_What this task involves_
Repeat exactly the lines from the start through the line with "import * as", both ends included.

* START Supplied information *

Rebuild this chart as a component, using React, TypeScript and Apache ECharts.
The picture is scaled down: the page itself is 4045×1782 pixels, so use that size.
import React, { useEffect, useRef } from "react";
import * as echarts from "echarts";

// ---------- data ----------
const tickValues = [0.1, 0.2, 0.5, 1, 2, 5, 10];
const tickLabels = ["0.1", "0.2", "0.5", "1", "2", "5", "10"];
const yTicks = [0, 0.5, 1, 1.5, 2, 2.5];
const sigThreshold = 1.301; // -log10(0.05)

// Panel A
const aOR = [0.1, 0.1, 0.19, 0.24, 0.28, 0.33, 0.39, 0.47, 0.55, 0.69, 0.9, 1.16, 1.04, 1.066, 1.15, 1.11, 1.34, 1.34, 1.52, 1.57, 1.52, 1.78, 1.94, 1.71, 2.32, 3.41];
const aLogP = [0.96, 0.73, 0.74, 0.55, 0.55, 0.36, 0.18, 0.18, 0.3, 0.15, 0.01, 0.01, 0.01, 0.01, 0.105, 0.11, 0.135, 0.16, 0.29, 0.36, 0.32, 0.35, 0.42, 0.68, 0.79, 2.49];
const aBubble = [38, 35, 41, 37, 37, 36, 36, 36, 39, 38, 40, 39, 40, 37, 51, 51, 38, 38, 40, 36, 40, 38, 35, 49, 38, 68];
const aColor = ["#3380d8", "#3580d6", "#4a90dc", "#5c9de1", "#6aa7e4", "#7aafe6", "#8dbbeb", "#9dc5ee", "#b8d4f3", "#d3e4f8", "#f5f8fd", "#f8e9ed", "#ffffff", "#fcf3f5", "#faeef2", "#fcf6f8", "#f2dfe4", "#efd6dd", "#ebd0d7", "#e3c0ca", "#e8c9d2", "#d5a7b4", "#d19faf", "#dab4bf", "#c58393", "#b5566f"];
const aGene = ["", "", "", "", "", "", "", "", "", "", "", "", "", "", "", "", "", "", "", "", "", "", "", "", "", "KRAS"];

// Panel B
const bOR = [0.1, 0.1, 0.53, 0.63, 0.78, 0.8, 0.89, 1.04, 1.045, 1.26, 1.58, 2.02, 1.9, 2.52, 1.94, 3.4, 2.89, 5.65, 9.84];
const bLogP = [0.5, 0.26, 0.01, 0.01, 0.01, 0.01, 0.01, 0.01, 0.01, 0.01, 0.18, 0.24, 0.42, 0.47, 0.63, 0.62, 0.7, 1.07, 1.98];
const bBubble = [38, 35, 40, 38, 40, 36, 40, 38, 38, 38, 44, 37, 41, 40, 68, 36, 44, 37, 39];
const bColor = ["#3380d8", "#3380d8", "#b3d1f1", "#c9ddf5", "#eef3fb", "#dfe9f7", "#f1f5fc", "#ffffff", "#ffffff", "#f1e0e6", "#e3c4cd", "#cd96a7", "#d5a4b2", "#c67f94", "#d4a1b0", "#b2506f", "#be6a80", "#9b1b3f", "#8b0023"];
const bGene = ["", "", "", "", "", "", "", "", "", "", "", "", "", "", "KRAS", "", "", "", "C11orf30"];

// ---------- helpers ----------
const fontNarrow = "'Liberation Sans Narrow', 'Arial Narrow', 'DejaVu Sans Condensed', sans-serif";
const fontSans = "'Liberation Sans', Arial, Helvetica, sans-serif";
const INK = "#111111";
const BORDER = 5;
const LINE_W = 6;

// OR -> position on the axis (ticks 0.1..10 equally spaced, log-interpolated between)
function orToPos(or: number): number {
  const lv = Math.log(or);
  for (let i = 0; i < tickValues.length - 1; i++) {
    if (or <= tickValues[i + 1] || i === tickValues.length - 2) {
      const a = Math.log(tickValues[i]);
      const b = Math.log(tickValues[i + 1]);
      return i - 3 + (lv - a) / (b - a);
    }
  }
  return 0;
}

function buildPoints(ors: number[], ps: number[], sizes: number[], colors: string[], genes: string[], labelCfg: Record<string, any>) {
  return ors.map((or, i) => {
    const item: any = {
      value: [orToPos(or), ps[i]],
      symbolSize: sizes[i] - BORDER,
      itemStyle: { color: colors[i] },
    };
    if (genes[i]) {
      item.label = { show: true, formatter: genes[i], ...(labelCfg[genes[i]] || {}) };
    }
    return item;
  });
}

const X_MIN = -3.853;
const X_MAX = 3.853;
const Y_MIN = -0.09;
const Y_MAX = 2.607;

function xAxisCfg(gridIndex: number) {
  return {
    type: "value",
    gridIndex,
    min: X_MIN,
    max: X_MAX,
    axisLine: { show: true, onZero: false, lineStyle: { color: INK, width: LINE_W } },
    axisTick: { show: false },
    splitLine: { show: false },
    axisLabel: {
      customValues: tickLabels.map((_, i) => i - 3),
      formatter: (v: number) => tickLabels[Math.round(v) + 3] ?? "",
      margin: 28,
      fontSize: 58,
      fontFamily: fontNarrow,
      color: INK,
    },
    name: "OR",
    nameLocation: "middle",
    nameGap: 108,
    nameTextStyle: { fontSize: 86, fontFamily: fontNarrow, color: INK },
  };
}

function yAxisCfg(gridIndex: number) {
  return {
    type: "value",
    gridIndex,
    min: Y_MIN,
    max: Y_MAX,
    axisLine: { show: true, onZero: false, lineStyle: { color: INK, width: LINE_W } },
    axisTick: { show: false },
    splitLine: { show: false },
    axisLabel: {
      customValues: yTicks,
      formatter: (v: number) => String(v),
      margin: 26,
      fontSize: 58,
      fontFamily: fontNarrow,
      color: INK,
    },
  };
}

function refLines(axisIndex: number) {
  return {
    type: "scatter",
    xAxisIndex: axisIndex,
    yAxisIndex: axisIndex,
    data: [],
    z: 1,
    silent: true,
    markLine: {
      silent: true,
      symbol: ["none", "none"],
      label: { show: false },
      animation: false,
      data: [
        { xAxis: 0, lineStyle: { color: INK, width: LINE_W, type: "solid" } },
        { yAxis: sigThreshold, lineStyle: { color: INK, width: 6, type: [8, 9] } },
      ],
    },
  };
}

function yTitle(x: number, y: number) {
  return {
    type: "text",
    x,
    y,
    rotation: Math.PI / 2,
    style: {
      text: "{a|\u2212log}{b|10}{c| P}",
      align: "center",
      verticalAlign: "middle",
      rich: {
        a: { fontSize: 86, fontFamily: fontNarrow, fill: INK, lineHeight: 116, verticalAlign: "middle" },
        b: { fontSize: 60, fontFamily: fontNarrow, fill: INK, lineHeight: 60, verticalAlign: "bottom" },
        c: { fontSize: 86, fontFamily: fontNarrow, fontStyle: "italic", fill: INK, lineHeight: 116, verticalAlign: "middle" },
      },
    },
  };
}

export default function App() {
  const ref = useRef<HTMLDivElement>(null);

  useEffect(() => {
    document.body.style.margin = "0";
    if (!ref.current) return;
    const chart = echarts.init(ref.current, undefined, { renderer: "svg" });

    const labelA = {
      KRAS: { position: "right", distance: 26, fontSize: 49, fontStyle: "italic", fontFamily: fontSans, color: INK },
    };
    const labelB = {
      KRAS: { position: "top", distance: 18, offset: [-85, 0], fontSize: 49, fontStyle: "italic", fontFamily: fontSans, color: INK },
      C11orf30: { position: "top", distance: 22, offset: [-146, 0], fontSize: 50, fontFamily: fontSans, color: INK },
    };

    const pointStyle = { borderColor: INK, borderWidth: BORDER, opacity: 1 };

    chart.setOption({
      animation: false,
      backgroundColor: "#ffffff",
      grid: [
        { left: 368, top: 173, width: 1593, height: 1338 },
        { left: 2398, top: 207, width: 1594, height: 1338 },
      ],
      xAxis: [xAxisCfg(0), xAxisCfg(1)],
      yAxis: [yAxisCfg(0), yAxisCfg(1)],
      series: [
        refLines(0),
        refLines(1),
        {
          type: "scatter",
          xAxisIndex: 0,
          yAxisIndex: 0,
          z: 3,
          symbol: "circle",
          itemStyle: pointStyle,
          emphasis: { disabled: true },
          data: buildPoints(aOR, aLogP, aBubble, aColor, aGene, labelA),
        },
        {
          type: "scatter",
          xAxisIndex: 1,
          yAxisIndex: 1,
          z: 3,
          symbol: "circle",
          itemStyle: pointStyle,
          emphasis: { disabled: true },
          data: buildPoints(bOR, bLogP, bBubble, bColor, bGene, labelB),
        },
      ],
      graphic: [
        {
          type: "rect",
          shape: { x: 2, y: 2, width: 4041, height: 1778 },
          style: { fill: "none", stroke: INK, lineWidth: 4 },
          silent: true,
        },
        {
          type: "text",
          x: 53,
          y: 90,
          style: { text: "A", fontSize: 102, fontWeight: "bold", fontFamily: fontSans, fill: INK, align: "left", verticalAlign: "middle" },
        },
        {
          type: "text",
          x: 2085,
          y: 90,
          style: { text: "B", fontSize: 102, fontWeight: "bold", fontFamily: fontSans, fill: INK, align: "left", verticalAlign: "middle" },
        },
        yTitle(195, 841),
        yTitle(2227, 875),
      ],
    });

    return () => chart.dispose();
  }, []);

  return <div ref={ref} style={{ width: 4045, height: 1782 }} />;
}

* END Supplied information *

_Complete response_
Rebuild this chart as a component, using React, TypeScript and Apache ECharts.
The picture is scaled down: the page itself is 4045×1782 pixels, so use that size.
import React, { useEffect, useRef } from "react";
import * as echarts from "echarts";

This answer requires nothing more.